Stated goal -
Please retype the data in full and exactly; the pictures are not part of the copy.

--- Start of Data segment ---

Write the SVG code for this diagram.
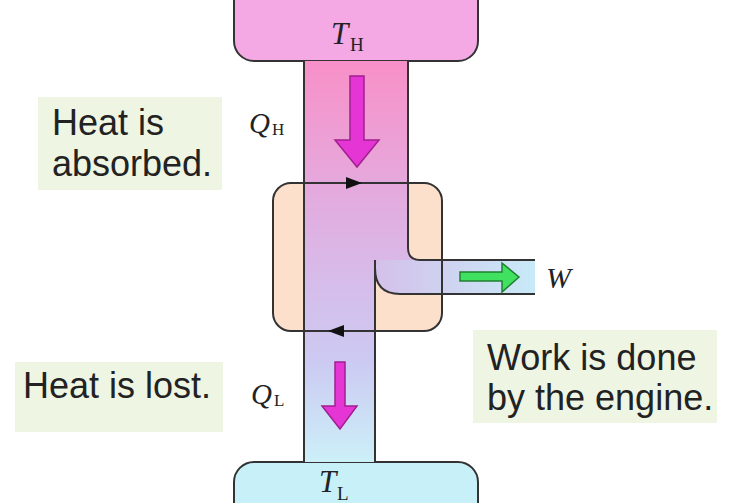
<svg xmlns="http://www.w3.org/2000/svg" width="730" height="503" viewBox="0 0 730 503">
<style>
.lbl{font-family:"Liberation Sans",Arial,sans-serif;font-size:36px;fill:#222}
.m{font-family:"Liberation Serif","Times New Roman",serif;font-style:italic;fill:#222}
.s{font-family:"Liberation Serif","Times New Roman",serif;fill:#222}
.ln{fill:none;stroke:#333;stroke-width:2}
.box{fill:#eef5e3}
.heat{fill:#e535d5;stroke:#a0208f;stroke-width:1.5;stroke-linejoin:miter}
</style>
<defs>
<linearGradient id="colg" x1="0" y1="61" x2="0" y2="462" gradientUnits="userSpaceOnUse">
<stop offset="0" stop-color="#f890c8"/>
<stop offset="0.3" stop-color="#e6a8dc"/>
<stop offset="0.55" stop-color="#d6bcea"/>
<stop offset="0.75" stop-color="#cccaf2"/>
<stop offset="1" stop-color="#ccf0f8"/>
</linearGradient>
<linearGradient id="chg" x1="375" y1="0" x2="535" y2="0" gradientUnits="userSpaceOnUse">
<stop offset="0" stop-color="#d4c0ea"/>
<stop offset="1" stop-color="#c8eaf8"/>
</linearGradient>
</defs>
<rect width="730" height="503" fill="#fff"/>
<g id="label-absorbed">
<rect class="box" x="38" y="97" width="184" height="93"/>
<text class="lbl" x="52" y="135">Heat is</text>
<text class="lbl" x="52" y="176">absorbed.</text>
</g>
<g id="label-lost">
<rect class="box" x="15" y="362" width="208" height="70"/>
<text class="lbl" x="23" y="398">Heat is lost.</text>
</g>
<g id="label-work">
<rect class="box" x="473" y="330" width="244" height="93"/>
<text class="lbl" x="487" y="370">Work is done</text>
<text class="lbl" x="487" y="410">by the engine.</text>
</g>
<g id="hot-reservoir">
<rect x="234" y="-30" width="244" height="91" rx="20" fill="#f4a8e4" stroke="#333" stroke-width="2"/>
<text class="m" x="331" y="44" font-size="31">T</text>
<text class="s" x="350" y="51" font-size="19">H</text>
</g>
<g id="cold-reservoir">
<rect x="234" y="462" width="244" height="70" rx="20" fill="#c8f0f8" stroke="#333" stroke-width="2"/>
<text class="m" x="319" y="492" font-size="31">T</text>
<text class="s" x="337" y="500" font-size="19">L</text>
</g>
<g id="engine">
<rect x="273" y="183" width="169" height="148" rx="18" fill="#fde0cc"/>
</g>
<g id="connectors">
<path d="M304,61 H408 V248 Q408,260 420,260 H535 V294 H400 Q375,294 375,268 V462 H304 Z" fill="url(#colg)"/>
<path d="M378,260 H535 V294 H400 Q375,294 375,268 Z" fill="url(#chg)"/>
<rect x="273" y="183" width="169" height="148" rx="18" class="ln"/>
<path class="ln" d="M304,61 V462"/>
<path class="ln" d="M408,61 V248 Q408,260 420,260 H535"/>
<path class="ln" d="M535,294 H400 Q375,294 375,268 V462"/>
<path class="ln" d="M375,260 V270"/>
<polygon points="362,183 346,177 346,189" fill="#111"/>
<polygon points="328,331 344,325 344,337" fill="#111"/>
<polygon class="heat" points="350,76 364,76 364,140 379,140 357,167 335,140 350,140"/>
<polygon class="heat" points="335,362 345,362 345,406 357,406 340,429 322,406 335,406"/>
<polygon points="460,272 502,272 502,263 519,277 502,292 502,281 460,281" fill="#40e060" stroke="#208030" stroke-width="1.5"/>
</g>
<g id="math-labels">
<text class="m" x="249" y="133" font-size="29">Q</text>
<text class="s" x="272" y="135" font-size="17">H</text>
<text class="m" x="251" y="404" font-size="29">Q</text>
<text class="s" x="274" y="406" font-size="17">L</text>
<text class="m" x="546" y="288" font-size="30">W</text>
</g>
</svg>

--- End of Data segment ---

Full solution -
Write the SVG code for this diagram.
<svg xmlns="http://www.w3.org/2000/svg" width="730" height="503" viewBox="0 0 730 503">
<style>
.lbl{font-family:"Liberation Sans",Arial,sans-serif;font-size:36px;fill:#222}
.m{font-family:"Liberation Serif","Times New Roman",serif;font-style:italic;fill:#222}
.s{font-family:"Liberation Serif","Times New Roman",serif;fill:#222}
.ln{fill:none;stroke:#333;stroke-width:2}
.box{fill:#eef5e3}
.heat{fill:#e535d5;stroke:#a0208f;stroke-width:1.5;stroke-linejoin:miter}
</style>
<defs>
<linearGradient id="colg" x1="0" y1="61" x2="0" y2="462" gradientUnits="userSpaceOnUse">
<stop offset="0" stop-color="#f890c8"/>
<stop offset="0.3" stop-color="#e6a8dc"/>
<stop offset="0.55" stop-color="#d6bcea"/>
<stop offset="0.75" stop-color="#cccaf2"/>
<stop offset="1" stop-color="#ccf0f8"/>
</linearGradient>
<linearGradient id="chg" x1="375" y1="0" x2="535" y2="0" gradientUnits="userSpaceOnUse">
<stop offset="0" stop-color="#d4c0ea"/>
<stop offset="1" stop-color="#c8eaf8"/>
</linearGradient>
</defs>
<rect width="730" height="503" fill="#fff"/>
<g id="label-absorbed">
<rect class="box" x="38" y="97" width="184" height="93"/>
<text class="lbl" x="52" y="135">Heat is</text>
<text class="lbl" x="52" y="176">absorbed.</text>
</g>
<g id="label-lost">
<rect class="box" x="15" y="362" width="208" height="70"/>
<text class="lbl" x="23" y="398">Heat is lost.</text>
</g>
<g id="label-work">
<rect class="box" x="473" y="330" width="244" height="93"/>
<text class="lbl" x="487" y="370">Work is done</text>
<text class="lbl" x="487" y="410">by the engine.</text>
</g>
<g id="hot-reservoir">
<rect x="234" y="-30" width="244" height="91" rx="20" fill="#f4a8e4" stroke="#333" stroke-width="2"/>
<text class="m" x="331" y="44" font-size="31">T</text>
<text class="s" x="350" y="51" font-size="19">H</text>
</g>
<g id="cold-reservoir">
<rect x="234" y="462" width="244" height="70" rx="20" fill="#c8f0f8" stroke="#333" stroke-width="2"/>
<text class="m" x="319" y="492" font-size="31">T</text>
<text class="s" x="337" y="500" font-size="19">L</text>
</g>
<g id="engine">
<rect x="273" y="183" width="169" height="148" rx="18" fill="#fde0cc"/>
</g>
<g id="connectors">
<path d="M304,61 H408 V248 Q408,260 420,260 H535 V294 H400 Q375,294 375,268 V462 H304 Z" fill="url(#colg)"/>
<path d="M378,260 H535 V294 H400 Q375,294 375,268 Z" fill="url(#chg)"/>
<rect x="273" y="183" width="169" height="148" rx="18" class="ln"/>
<path class="ln" d="M304,61 V462"/>
<path class="ln" d="M408,61 V248 Q408,260 420,260 H535"/>
<path class="ln" d="M535,294 H400 Q375,294 375,268 V462"/>
<path class="ln" d="M375,260 V270"/>
<polygon points="362,183 346,177 346,189" fill="#111"/>
<polygon points="328,331 344,325 344,337" fill="#111"/>
<polygon class="heat" points="350,76 364,76 364,140 379,140 357,167 335,140 350,140"/>
<polygon class="heat" points="335,362 345,362 345,406 357,406 340,429 322,406 335,406"/>
<polygon points="460,272 502,272 502,263 519,277 502,292 502,281 460,281" fill="#40e060" stroke="#208030" stroke-width="1.5"/>
</g>
<g id="math-labels">
<text class="m" x="249" y="133" font-size="29">Q</text>
<text class="s" x="272" y="135" font-size="17">H</text>
<text class="m" x="251" y="404" font-size="29">Q</text>
<text class="s" x="274" y="406" font-size="17">L</text>
<text class="m" x="546" y="288" font-size="30">W</text>
</g>
</svg>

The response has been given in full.